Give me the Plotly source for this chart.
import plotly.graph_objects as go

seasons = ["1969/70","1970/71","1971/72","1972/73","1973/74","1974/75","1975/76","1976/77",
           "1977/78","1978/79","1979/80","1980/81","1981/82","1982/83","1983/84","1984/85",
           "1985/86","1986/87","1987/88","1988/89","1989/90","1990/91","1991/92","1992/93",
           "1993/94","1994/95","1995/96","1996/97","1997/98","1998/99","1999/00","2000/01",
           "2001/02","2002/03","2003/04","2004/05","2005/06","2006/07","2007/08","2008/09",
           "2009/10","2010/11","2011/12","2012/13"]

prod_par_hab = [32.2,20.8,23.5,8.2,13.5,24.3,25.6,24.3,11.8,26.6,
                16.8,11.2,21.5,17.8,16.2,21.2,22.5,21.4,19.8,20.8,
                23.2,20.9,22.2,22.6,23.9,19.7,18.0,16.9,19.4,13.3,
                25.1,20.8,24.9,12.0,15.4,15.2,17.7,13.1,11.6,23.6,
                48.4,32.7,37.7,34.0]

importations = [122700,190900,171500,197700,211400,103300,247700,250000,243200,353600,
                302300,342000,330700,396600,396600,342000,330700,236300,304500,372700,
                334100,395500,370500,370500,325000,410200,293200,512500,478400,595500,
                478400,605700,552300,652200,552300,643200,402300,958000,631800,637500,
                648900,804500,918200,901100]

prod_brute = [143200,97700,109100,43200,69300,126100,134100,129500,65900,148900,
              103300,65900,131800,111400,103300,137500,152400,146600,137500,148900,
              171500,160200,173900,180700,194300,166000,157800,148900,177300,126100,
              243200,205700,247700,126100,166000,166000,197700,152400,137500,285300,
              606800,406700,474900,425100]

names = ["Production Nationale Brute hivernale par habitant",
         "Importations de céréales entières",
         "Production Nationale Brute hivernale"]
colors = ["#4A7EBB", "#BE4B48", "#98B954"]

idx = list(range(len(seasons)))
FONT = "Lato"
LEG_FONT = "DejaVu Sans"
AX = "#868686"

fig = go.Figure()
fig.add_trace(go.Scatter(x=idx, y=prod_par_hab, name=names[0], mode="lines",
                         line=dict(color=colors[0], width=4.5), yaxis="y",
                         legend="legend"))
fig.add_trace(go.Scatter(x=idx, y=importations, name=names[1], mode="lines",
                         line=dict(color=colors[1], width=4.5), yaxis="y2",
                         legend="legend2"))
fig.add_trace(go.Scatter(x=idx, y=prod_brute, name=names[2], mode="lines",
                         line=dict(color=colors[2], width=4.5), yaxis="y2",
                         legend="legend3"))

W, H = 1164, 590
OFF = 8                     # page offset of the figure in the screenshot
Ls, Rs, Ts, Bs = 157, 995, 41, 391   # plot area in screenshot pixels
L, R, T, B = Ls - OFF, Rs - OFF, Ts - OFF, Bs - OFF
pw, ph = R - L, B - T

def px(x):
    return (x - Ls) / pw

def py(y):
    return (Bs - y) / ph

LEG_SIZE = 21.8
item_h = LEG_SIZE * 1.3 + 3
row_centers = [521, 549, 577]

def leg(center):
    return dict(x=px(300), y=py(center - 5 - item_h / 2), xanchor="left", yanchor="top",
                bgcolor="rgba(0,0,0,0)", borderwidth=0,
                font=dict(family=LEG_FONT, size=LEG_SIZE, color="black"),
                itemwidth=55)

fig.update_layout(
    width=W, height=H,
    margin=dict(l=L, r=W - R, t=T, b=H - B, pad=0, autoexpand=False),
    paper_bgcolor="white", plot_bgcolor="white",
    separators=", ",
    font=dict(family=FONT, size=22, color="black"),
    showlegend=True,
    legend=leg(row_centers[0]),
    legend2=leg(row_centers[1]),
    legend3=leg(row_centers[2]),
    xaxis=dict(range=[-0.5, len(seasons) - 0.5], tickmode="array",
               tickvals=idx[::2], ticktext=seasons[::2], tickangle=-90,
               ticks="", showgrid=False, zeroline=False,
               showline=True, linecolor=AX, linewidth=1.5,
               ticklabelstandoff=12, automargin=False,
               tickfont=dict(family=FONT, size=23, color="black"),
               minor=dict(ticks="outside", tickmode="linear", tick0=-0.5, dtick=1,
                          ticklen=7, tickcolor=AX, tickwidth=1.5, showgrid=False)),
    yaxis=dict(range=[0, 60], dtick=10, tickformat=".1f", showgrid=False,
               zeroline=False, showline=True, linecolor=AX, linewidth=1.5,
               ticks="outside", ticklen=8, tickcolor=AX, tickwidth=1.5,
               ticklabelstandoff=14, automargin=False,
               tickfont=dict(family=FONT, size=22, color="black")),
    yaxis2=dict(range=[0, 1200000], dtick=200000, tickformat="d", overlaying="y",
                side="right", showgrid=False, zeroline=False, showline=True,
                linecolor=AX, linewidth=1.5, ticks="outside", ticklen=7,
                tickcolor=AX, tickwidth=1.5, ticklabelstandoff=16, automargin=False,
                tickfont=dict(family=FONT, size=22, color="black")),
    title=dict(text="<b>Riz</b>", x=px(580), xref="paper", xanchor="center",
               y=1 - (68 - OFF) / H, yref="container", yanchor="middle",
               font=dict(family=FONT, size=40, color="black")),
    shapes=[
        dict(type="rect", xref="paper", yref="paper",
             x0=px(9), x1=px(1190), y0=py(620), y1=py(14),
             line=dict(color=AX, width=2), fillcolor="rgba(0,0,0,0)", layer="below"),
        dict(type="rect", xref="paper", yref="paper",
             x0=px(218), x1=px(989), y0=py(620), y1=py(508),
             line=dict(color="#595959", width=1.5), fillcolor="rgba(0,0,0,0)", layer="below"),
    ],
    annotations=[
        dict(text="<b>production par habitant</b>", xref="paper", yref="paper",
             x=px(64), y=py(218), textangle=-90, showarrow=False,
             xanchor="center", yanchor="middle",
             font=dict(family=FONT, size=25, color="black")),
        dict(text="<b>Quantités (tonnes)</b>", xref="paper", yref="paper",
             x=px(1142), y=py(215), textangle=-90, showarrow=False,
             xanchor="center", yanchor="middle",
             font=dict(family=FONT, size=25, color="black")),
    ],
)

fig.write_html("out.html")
**********
▸ **EXERCISE REQUIREMENTS**: Look at the material above and copy, word for word, its lines from the first through the one containing "48.4,32.7,37.7,34.0]".

▸ **TASK RESULT**:
Give me the Plotly source for this chart.
import plotly.graph_objects as go

seasons = ["1969/70","1970/71","1971/72","1972/73","1973/74","1974/75","1975/76","1976/77",
           "1977/78","1978/79","1979/80","1980/81","1981/82","1982/83","1983/84","1984/85",
           "1985/86","1986/87","1987/88","1988/89","1989/90","1990/91","1991/92","1992/93",
           "1993/94","1994/95","1995/96","1996/97","1997/98","1998/99","1999/00","2000/01",
           "2001/02","2002/03","2003/04","2004/05","2005/06","2006/07","2007/08","2008/09",
           "2009/10","2010/11","2011/12","2012/13"]

prod_par_hab = [32.2,20.8,23.5,8.2,13.5,24.3,25.6,24.3,11.8,26.6,
                16.8,11.2,21.5,17.8,16.2,21.2,22.5,21.4,19.8,20.8,
                23.2,20.9,22.2,22.6,23.9,19.7,18.0,16.9,19.4,13.3,
                25.1,20.8,24.9,12.0,15.4,15.2,17.7,13.1,11.6,23.6,
                48.4,32.7,37.7,34.0]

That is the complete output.